O presidente da FAPPC referiu-se ainda ao financiamento do Instituto Nacional de Reabilitação (INR), começando por lembrar que, “na atual redação da lei de financiamento, todas as Federações e Associações, por mais pequenas ou grandes que sejam, concorrem a um mesmo bolo orçamental”, defendendo que “as ONGPD que estão representadas na Comissão de Políticas de Inclusão, devido a todas as suas responsabilidades e representatividade, deverão ter um financiamento estável e diferenciado”.
Para Rui Coimbras, “o problema é a ‘facilidade’ ou ‘simplicidade’ com que, nos últimos anos, têm aparecido novas associações, muitas delas nas mesmas áreas de outras e replicando o trabalho”, pelo que a FAPPC defende “uma divisão ou repartição do valor orçamental em duas parcelas, com base nos valores apurados em 2024, para proporcionar maior estabilidade orçamental às Federações, que têm outro tipo de responsabilidades e funções”.

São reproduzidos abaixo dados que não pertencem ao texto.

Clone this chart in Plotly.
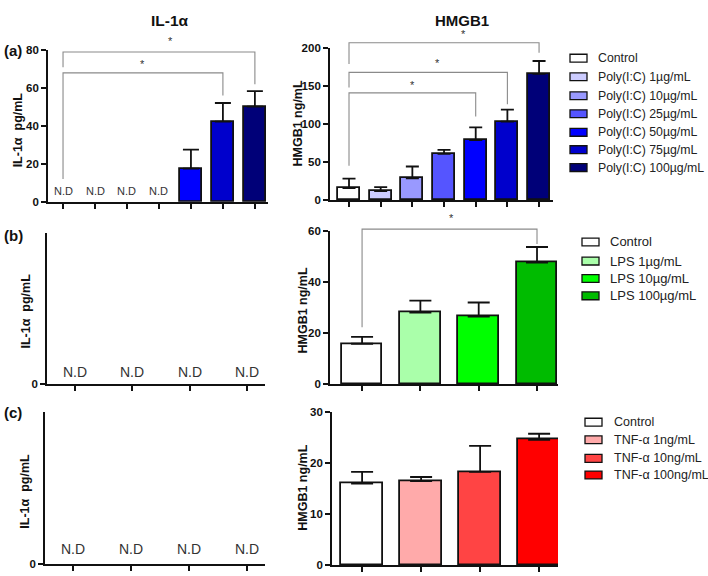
import plotly.graph_objects as go

W, H = 708, 576
FONT = "Liberation Sans, Arial, sans-serif"

# ---------------- data ----------------
poly_labels = ["Control", "Poly(I:C) 1µg/mL", "Poly(I:C) 10µg/mL", "Poly(I:C) 25µg/mL",
               "Poly(I:C) 50µg/mL", "Poly(I:C) 75µg/mL", "Poly(I:C) 100µg/mL"]
poly_colors = ["#ffffff", "#ccccff", "#9999ff", "#5555ff", "#0000ff", "#0000cc", "#000078"]
il1a_poly = [None, None, None, None, 17.5, 42.3, 50.2]
il1a_poly_err = [None, None, None, None, 10.0, 9.8, 8.2]
hmgb1_poly = [15.5, 11.6, 28.4, 60.6, 78.7, 103.0, 166.0]
hmgb1_poly_err = [12.5, 5.2, 15.6, 5.4, 16.8, 16.0, 17.0]

lps_labels = ["Control", "LPS 1µg/mL", "LPS 10µg/mL", "LPS 100µg/mL"]
lps_colors = ["#ffffff", "#aaffaa", "#00ff00", "#00bb00"]
il1a_lps = [None, None, None, None]
hmgb1_lps = [15.8, 28.0, 26.5, 47.7]
hmgb1_lps_err = [2.7, 4.7, 5.5, 6.1]

tnf_labels = ["Control", "TNF-α 1ng/mL", "TNF-α 10ng/mL", "TNF-α 100ng/mL"]
tnf_colors = ["#ffffff", "#ffaaaa", "#ff4444", "#ff0000"]
il1a_tnf = [None, None, None, None]
hmgb1_tnf = [16.0, 16.5, 18.3, 24.6]
hmgb1_tnf_err = [2.3, 0.8, 5.1, 1.2]

# significance brackets: (panel, i, j, bracket_y, left_end, right_end, star_x, star_y)
brackets = [
    ("aL", 0, 5, 68, 12, 56, 2.5, 72.5),
    ("aL", 0, 6, 79, 71, 62, 3.35, 85),
    ("aR", 0, 4, 141, 45, 110, 2.02, 152),
    ("aR", 0, 5, 168, 148, 126, 2.78, 181),
    ("aR", 0, 6, 207, 179, 194, 3.6, 218),
    ("bR", 0, 3, 60.8, 22.3, 55, 1.54, 65),
]

# ---------------- layout geometry (pixels) ----------------
panels = {
    "aL": dict(ax="", xdom=(48, 268), ydom=(45, 200), xr=(-0.47, 6.41), yr=(0, 80),
               tv=[0, 20, 40, 60, 80], n=7),
    "aR": dict(ax="2", xdom=(330, 553), ydom=(43, 198), xr=(-0.6, 6.44), yr=(0, 200),
               tv=[0, 50, 100, 150, 200], n=7),
    "bL": dict(ax="3", xdom=(47, 265), ydom=(232, 386), xr=(-0.49, 3.31), yr=(0, 1),
               tv=[0], n=4),
    "bR": dict(ax="4", xdom=(330, 558), ydom=(230, 386), xr=(-0.55, 3.36), yr=(0, 60),
               tv=[0, 20, 40, 60], n=4),
    "cL": dict(ax="5", xdom=(45, 265), ydom=(415, 570), xr=(-0.49, 3.31), yr=(0, 1),
               tv=[0], n=4),
    "cR": dict(ax="6", xdom=(332, 558), ydom=(415, 571), xr=(-0.51, 3.32), yr=(0, 30),
               tv=[0, 10, 20, 30], n=4),
}


def px(x):
    return x / W


def py(y):
    return 1 - y / H


def to_paper(p, x, y):
    c = panels[p]
    x0, x1 = c["xdom"]
    r0, r1 = c["xr"]
    top, bot = c["ydom"]
    s0, s1 = c["yr"]
    X = x0 + (x - r0) / (r1 - r0) * (x1 - x0)
    Y = bot - (y - s0) / (s1 - s0) * (bot - top)
    return px(X), py(Y)


fig = go.Figure()


def add_bars(p, vals, errs, colors, capw):
    c = panels[p]
    n = len(vals)
    kw = {}
    if errs is not None:
        kw["error_y"] = dict(type="data", symmetric=False, array=errs,
                             arrayminus=[0] * n, color="#111111",
                             thickness=1.8, width=capw)
    fig.add_trace(go.Bar(
        x=list(range(n)), y=vals, width=0.7,
        marker=dict(color=colors, line=dict(color="#111111", width=1.8)),
        xaxis="x" + c["ax"], yaxis="y" + c["ax"], showlegend=False,
        hoverinfo="skip", **kw))


add_bars("aL", il1a_poly, il1a_poly_err, poly_colors, 8)
add_bars("aR", hmgb1_poly, hmgb1_poly_err, poly_colors, 6.5)
add_bars("bL", il1a_lps, None, lps_colors, 10)
add_bars("bR", hmgb1_lps, hmgb1_lps_err, lps_colors, 11)
add_bars("cL", il1a_tnf, None, tnf_colors, 10)
add_bars("cR", hmgb1_tnf, hmgb1_tnf_err, tnf_colors, 11)

layout = dict(width=W, height=H, autosize=False, margin=dict(l=0, r=0, t=0, b=0, pad=0),
              paper_bgcolor="white", plot_bgcolor="white",
              font=dict(family=FONT, color="#111111"), bargap=0)

for p, c in panels.items():
    xa = "xaxis" + c["ax"]
    ya = "yaxis" + c["ax"]
    layout[xa] = dict(domain=[px(c["xdom"][0]), px(c["xdom"][1])], range=list(c["xr"]),
                      anchor="y" + c["ax"], showline=True, linecolor="#111111", linewidth=1.8,
                      ticks="outside", ticklen=5, tickwidth=1.6, tickcolor="#111111",
                      tickvals=list(range(c["n"])), showticklabels=False,
                      showgrid=False, zeroline=False, fixedrange=True)
    layout[ya] = dict(domain=[py(c["ydom"][1]), py(c["ydom"][0])], range=list(c["yr"]),
                      anchor="x" + c["ax"], showline=True, linecolor="#111111", linewidth=1.8,
                      ticks="outside", ticklen=5, tickwidth=1.6, tickcolor="#111111",
                      tickvals=c["tv"], ticktext=[str(v) for v in c["tv"]],
                      tickfont=dict(size=11.5, family=FONT, weight="bold", color="#111111"),
                      showgrid=False, zeroline=False, fixedrange=True)

fig.update_layout(**layout)

annotations = []
shapes = []


def note(text, x, y, size, color="#111", xanchor="center", angle=0):
    annotations.append(dict(text=text, x=px(x), y=py(y), xref="paper", yref="paper",
                            xanchor=xanchor, yanchor="middle", textangle=angle,
                            showarrow=False, font=dict(size=size, family=FONT, color=color)))


# titles & panel labels
note("<b>IL-1α</b>", 170, 15, 15.5)
note("<b>HMGB1</b>", 462, 15, 15)
for lab, yy in [("(a)", 45), ("(b)", 234), ("(c)", 415)]:
    note("<b>" + lab + "</b>", 2, yy, 15, xanchor="left")

# y-axis titles
for txt, xx, yy in [("IL-1α  pg/mL", 18, 127), ("HMGB1 ng/mL", 297, 120),
                    ("IL-1α  pg/mL", 25, 312), ("HMGB1 ng/mL", 303, 311),
                    ("IL-1α  pg/mL", 25, 496), ("HMGB1 ng/mL", 303, 492)]:
    note("<b>" + txt + "</b>", xx, yy, 12.5, angle=-90)

# N.D labels
for p, vals, fs, ys in [("aL", il1a_poly, 11, 3), ("bL", il1a_lps, 14, 2), ("cL", il1a_tnf, 14, 5)]:
    c = panels[p]
    for i, v in enumerate(vals):
        if v is None:
            annotations.append(dict(text="N.D", x=i, y=0, xref="x" + c["ax"], yref="y" + c["ax"],
                                    xanchor="center", yanchor="bottom", yshift=ys, showarrow=False,
                                    font=dict(size=fs, family=FONT, color="#333")))

# significance brackets
for p, i, j, yb, yl, yr, sx, sy in brackets:
    xi, ybp = to_paper(p, i, yb)
    xj, _ = to_paper(p, j, yb)
    _, ylp = to_paper(p, i, yl)
    _, yrp = to_paper(p, j, yr)
    shapes.append(dict(type="path", xref="paper", yref="paper",
                       path=f"M {xi},{ylp} L {xi},{ybp} L {xj},{ybp} L {xj},{yrp}",
                       line=dict(color="#8a8a8a", width=1.1)))
    sxp, syp = to_paper(p, sx, sy)
    annotations.append(dict(text="*", x=sxp, y=syp, xref="paper", yref="paper",
                            xanchor="center", yanchor="middle",
                            showarrow=False, font=dict(size=11, family=FONT, color="#333")))


# legends
def add_legend(labels, colors, box_x, text_x, ys, fs):
    for lab, col, yy in zip(labels, colors, ys):
        shapes.append(dict(type="rect", xref="paper", yref="paper",
                           x0=px(box_x), x1=px(box_x + 17), y0=py(yy + 4), y1=py(yy - 4),
                           fillcolor=col, line=dict(color="#111", width=1.3)))
        note(lab, text_x, yy, fs, color="#222", xanchor="left")


add_legend(poly_labels, poly_colors, 570, 596, [53.3, 72.3, 91.7, 110, 129, 146.7, 165], 12.3)
add_legend(lps_labels, lps_colors, 582, 608, [241, 260.5, 278.3, 296], 13)
add_legend(tnf_labels, tnf_colors, 585, 612, [425, 443, 462, 479], 12.5)

fig.update_layout(annotations=annotations, shapes=shapes)
fig.write_html("out.html", config={"displayModeBar": False},
               post_script="document.body.style.margin='0';document.body.style.overflow='hidden';")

“Há ainda o problema de haver federações que se apresentam a financiamento com contas consolidadas a nível nacional, mas de associadas regionais”, apontou, concluindo: “Tal desvirtua os valores financiados e vai ao arrepio do pedido do INR”.

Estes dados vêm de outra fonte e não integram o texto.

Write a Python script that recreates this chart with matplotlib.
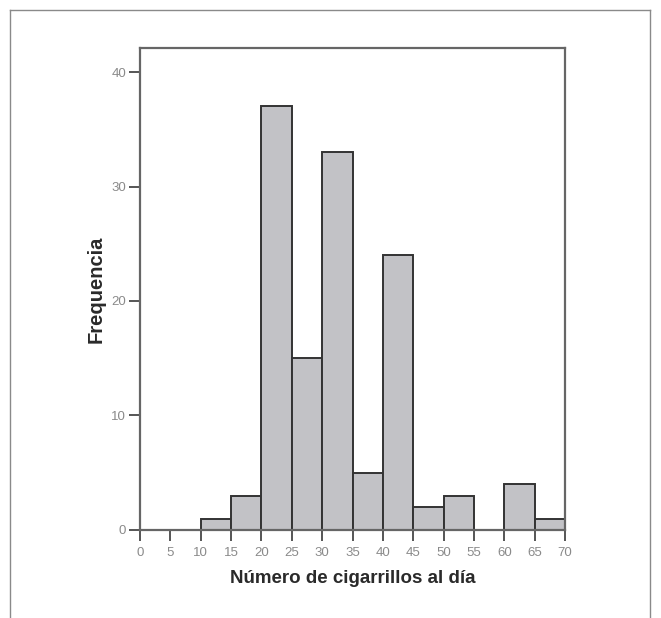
import matplotlib
matplotlib.use('Agg')
import matplotlib.pyplot as plt
from matplotlib.lines import Line2D
import numpy as np

# Histogram data: bin edges (cigarettes per day) and frequency per bin
bin_edges = [0, 5, 10, 15, 20, 25, 30, 35, 40, 45, 50, 55, 60, 65, 70]
frequencies = [0, 0, 1, 3, 37, 15, 33, 5, 24, 2, 3, 0, 4, 1]
y_ticks = [0, 10, 20, 30, 40]
x_label = 'Número de cigarrillos al día'
y_label = 'Frequencia'

plt.rcParams['font.family'] = ['Liberation Sans', 'DejaVu Sans']

fig = plt.figure(figsize=(6.61, 6.18), dpi=100)
ax = fig.add_axes([0.2118, 0.1424, 0.643, 0.780])

# bars from the bin edges
lefts = np.array(bin_edges[:-1])
widths = np.diff(bin_edges)
ax.bar(lefts, frequencies, width=widths, align='edge',
       color='#c2c2c6', edgecolor='#333333', linewidth=1.4)

ax.set_xlim(bin_edges[0], bin_edges[-1])
ax.set_ylim(0, 42.1)
ax.set_xticks(bin_edges)
ax.set_yticks(y_ticks)

for s in ax.spines.values():
    s.set_color('#666666')
    s.set_linewidth(1.6)

ax.tick_params(axis='both', direction='out', length=8, width=1.4,
               color='#555555', labelcolor='#8a8a8a', labelsize=9.5)
ax.tick_params(axis='x', pad=4)
ax.tick_params(axis='y', pad=2)

ax.set_xlabel(x_label, fontsize=13.5, fontweight='bold', color='#2a2a2a', labelpad=8)
ax.set_ylabel(y_label, fontsize=14.5, fontweight='bold', color='#2a2a2a', labelpad=4)

# outer frame around the figure (no bottom edge)
fx0, fx1, fy1 = 10 / 661, 650 / 661, 1 - 10 / 618
frame_kw = dict(color='#8a8a8a', linewidth=1.0, transform=fig.transFigure)
fig.lines.append(Line2D([fx0, fx0], [0, fy1], **frame_kw))
fig.lines.append(Line2D([fx0, fx1], [fy1, fy1], **frame_kw))
fig.lines.append(Line2D([fx1, fx1], [0, fy1], **frame_kw))

plt.savefig('out.png', dpi=100)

Rui Coimbras referiu ainda uma questão em que considera que a FAPPC foi prejudicada no financiamento do INR, sendo que a situação ainda não teve o desfecho exigido.

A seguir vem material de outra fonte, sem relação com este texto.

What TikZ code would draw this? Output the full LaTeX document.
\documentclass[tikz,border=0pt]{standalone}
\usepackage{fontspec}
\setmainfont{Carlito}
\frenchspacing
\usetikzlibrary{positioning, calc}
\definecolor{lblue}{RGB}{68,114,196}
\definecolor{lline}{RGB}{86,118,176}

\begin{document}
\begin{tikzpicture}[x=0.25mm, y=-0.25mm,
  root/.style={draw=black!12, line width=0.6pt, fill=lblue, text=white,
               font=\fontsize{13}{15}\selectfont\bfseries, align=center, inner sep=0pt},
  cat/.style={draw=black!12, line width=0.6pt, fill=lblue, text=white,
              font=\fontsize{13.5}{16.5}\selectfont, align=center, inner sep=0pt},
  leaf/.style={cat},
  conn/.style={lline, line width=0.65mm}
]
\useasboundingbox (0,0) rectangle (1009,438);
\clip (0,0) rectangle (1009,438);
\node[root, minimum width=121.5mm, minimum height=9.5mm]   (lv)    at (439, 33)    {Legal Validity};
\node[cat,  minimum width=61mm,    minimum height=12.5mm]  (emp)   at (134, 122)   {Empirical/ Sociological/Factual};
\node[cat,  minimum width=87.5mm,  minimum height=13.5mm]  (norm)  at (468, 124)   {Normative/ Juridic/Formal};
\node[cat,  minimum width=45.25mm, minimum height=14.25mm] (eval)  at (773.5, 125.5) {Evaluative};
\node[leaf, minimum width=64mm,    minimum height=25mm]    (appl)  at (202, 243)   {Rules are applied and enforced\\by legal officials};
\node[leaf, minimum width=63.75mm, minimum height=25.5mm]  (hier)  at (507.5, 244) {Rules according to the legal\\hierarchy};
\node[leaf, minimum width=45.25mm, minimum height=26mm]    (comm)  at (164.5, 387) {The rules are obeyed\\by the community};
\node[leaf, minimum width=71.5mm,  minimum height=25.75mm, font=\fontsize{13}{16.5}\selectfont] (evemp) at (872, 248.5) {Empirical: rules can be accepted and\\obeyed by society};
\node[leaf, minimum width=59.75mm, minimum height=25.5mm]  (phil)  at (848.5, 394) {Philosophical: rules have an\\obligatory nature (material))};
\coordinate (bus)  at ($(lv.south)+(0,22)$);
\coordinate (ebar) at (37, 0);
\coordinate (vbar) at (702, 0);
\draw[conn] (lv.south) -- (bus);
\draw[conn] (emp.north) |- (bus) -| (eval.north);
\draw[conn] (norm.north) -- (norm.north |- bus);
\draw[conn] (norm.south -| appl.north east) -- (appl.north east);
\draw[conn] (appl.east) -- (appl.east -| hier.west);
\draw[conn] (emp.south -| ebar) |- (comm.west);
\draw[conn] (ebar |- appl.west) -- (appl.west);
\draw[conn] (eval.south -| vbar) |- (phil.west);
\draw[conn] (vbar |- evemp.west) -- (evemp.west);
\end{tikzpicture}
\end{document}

“Em 2022, a FAPPC demonstrou, de forma cabal, um erro gigante na fórmula de atribuição dos valores e que prejudicou, de forma sistemática, duas federações. Em 2023, o INR disse que tinha uma verba para compensar a FAPPC quanto a estes erros de anos consecutivos. No entanto, depois da queda do Governo, em novembro de 2023, a indicação foi de que não teriam forma de a pagar”, relatou Rui Coimbras, afirmando: “Entendemos que devemos ser ressarcidos deste erro… que ainda hoje tem impacto”.
Nota ainda para a exigência de “alteração da legislação sobre a esterilização das mulheres com deficiência”, algo de que Portugal se devia envergonhar.
Por seu turno, Carlos Varela, presidente da APCVR, explicou que o tema do congresso “evoca uma ideia central para o nosso trabalho: a necessidade de uma abordagem holístico-sistémica”.
“Uma visão holística reconhece que a pessoa não é apenas um corpo físico ou um conjunto de sintomas clínicos a serem tratados, mas sim um ser humano integral, com emoções, sonhos, dificuldades, capacidades e, acima de tudo, uma dignidade inalienável”, sustentou, prosseguindo: “Já a abordagem sistémica leva-nos a entender que a pessoa com paralisia cerebral não existe isoladamente. Ela faz parte de sistemas maiores, como a família, a comunidade, o sistema de saúde, o sistema educativo e o mercado de trabalho, entre outros. Estes sistemas, que interagem constantemente com a pessoa, podem facilitar ou complicar o desenvolvimento de uma vida plena e digna”.
Sublinhando que “juntos pintamos o futuro sorrindo”, Carlos Varela frisou que “uma sociedade inclusiva e justa exige um quadro legal e institucional que defenda os direitos das pessoas com deficiência, garantindo o seu acesso a serviços de saúde, educação, emprego e lazer”.
Destaque para a palestra de Carla Reigada subordinada ao tema «Dor total: uma abordagem centrada na pessoa» e para o testemunho de Sónia Lourenço, mãe de Ana Margarida, uma jovem de 21 anos com paralisia cerebral.
Estavam, assim, lançadas as celebrações do Dia Nacional da Paralisia Cerebral, que se prolongaram pelos dias 19 e 20 de outubro.